##### PROVIDED RECORDS
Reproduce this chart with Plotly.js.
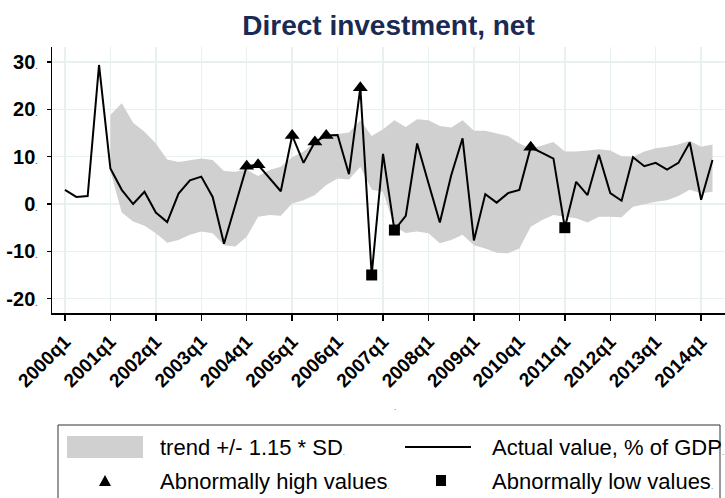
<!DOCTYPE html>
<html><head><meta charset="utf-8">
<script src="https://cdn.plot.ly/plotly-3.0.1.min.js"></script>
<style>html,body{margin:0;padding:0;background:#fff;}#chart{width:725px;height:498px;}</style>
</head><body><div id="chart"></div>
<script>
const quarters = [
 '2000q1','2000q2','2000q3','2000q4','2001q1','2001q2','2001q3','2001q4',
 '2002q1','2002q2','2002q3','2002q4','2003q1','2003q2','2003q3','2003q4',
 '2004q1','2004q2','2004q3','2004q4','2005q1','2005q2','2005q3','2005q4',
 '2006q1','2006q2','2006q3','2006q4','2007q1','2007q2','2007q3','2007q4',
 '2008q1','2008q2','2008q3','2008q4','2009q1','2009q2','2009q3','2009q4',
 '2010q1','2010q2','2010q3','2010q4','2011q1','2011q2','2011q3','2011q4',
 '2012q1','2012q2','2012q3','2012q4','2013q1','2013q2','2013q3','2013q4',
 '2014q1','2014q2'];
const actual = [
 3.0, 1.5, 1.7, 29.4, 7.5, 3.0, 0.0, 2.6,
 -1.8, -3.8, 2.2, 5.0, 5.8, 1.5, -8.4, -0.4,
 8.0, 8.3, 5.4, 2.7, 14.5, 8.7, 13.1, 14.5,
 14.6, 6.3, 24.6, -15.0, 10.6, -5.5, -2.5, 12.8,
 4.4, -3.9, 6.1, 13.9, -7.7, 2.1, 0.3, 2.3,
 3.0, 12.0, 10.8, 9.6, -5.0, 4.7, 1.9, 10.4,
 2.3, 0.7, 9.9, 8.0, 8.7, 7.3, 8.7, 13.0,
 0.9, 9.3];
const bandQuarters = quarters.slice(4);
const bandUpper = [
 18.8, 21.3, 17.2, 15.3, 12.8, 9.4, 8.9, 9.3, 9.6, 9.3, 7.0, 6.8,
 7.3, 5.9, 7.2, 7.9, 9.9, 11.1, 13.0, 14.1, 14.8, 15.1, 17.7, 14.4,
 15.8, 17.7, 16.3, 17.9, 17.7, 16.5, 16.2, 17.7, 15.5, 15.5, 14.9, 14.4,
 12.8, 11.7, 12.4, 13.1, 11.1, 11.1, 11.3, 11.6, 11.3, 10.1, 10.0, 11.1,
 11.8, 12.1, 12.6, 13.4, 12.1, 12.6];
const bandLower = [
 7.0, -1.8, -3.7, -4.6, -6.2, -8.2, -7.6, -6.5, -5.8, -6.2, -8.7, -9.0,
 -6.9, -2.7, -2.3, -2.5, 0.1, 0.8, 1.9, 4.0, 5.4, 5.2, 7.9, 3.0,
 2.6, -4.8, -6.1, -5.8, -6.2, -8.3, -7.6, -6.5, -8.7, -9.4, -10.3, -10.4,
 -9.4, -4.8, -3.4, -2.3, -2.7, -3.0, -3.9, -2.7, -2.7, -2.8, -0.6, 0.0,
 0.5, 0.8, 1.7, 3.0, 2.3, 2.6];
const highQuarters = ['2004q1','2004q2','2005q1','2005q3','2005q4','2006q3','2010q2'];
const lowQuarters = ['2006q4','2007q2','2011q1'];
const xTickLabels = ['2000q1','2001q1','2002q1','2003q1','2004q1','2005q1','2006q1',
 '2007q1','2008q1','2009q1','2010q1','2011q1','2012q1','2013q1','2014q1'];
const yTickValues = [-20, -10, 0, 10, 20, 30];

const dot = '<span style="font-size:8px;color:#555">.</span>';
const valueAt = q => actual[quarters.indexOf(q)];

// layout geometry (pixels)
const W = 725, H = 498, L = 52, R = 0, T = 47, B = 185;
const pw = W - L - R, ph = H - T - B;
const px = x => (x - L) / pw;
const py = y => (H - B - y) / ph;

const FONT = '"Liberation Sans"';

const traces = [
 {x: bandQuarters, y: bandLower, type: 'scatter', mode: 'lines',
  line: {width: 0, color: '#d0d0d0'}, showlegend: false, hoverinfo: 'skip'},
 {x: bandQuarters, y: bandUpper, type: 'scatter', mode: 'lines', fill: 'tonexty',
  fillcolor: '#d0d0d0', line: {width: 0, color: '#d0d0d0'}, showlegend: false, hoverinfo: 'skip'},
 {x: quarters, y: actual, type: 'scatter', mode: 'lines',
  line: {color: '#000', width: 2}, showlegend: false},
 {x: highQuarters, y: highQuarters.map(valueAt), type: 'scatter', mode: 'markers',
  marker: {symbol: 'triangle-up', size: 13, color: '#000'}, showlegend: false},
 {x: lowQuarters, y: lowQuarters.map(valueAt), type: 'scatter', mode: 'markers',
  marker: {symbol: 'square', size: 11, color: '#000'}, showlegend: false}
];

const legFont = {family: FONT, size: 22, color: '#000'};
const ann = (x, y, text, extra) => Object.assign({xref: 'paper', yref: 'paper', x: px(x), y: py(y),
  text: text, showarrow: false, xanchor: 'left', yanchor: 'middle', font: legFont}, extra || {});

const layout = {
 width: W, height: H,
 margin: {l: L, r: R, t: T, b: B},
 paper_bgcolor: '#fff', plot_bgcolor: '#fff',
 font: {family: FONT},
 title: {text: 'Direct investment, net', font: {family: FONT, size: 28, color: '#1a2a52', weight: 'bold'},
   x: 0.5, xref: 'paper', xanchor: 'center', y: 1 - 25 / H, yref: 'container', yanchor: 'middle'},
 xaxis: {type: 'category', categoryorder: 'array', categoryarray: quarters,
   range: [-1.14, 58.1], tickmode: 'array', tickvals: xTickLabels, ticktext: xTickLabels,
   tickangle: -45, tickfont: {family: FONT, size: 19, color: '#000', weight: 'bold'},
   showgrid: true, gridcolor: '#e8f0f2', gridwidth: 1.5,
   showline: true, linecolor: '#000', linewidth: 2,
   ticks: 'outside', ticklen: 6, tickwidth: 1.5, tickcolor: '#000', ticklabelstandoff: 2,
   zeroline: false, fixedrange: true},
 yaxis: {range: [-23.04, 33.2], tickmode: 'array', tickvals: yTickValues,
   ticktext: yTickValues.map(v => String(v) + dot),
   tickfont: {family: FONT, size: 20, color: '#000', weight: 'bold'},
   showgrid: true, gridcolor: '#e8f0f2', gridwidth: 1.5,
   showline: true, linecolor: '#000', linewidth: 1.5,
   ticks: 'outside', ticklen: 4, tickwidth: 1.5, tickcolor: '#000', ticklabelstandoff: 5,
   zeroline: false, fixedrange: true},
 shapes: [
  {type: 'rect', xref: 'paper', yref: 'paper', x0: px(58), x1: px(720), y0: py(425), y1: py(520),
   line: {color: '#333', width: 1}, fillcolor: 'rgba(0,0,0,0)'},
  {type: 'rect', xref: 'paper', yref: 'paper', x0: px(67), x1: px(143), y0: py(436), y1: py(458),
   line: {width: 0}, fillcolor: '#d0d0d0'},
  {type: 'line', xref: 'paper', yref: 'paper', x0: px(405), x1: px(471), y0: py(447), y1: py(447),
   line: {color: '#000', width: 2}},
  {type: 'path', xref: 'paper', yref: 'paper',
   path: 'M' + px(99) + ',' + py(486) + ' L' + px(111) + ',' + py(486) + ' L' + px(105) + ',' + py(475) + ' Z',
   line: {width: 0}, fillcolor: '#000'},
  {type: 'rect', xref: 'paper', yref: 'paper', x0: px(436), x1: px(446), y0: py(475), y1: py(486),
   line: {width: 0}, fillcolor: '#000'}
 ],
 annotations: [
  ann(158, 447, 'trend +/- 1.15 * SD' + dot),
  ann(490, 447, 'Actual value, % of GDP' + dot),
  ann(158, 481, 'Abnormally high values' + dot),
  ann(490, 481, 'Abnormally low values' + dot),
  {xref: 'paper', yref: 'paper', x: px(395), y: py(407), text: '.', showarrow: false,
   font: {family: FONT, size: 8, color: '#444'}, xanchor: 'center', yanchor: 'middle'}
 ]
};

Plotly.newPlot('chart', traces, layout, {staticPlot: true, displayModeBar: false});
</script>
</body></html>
##########
##### PROVIDED RECORDS
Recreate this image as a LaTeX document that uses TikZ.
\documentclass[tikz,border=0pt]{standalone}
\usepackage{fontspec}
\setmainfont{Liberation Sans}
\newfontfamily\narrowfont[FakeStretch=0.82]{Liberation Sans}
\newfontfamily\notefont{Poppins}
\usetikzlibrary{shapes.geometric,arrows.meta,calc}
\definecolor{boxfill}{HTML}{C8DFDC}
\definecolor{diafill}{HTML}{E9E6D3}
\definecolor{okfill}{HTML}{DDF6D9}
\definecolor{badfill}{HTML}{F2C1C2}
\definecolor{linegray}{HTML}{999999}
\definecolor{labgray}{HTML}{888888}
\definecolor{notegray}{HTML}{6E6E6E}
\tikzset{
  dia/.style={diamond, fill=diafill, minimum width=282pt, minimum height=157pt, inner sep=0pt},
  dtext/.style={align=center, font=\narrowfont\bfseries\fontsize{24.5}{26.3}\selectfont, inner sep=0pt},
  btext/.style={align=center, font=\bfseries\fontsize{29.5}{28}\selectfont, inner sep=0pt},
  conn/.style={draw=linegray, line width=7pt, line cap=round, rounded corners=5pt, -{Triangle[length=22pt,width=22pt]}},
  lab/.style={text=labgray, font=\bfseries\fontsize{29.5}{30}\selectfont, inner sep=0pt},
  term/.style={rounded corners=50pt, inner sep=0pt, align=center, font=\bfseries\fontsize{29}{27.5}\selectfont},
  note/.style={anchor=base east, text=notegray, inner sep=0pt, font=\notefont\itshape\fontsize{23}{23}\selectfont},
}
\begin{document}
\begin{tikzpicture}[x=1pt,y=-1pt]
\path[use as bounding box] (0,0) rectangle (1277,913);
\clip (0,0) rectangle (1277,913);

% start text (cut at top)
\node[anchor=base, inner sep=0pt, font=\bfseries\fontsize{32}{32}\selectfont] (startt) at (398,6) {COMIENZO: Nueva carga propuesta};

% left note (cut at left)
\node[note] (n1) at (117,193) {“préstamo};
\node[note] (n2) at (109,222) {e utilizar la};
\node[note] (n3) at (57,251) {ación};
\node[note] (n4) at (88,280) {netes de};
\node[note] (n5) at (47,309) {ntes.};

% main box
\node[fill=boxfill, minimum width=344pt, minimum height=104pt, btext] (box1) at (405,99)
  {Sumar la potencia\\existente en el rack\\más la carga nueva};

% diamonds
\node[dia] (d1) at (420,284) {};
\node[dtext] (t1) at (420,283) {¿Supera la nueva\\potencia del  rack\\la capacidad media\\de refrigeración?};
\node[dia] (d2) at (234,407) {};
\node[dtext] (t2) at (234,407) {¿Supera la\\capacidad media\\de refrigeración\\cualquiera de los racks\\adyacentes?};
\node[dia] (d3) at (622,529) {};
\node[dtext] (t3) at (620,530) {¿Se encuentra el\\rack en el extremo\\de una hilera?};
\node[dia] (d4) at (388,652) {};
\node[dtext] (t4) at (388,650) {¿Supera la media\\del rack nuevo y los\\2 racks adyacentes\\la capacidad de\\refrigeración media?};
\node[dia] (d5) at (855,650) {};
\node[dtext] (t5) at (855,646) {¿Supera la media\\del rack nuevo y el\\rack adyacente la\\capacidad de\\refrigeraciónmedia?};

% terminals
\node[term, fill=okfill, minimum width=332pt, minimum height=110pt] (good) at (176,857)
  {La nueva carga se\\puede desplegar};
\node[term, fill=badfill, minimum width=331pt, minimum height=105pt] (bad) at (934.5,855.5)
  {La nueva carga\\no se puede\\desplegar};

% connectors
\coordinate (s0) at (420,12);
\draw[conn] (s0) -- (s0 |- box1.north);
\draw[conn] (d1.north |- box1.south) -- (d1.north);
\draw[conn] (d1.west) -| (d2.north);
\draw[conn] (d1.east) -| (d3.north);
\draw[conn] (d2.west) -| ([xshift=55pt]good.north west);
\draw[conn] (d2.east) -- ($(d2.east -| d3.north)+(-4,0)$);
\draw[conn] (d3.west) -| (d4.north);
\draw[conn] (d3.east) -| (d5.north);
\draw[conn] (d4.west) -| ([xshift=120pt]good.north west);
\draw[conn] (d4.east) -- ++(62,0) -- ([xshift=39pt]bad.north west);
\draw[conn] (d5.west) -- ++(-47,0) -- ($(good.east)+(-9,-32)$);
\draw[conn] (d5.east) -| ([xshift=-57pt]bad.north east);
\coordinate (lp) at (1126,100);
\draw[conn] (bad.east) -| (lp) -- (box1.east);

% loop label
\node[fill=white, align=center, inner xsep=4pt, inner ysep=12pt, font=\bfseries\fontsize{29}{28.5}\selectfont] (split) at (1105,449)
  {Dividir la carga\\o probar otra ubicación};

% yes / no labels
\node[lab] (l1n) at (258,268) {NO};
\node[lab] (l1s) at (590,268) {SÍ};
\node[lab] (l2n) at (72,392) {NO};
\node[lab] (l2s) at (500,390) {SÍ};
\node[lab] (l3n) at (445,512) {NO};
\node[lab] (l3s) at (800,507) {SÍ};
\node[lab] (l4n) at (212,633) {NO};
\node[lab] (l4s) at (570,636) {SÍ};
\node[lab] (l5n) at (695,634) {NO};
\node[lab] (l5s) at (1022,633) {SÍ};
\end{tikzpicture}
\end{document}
##########
TASK: Provide only the count of lines in the data above that include the string "chart".

WRITTEN REPLY: 4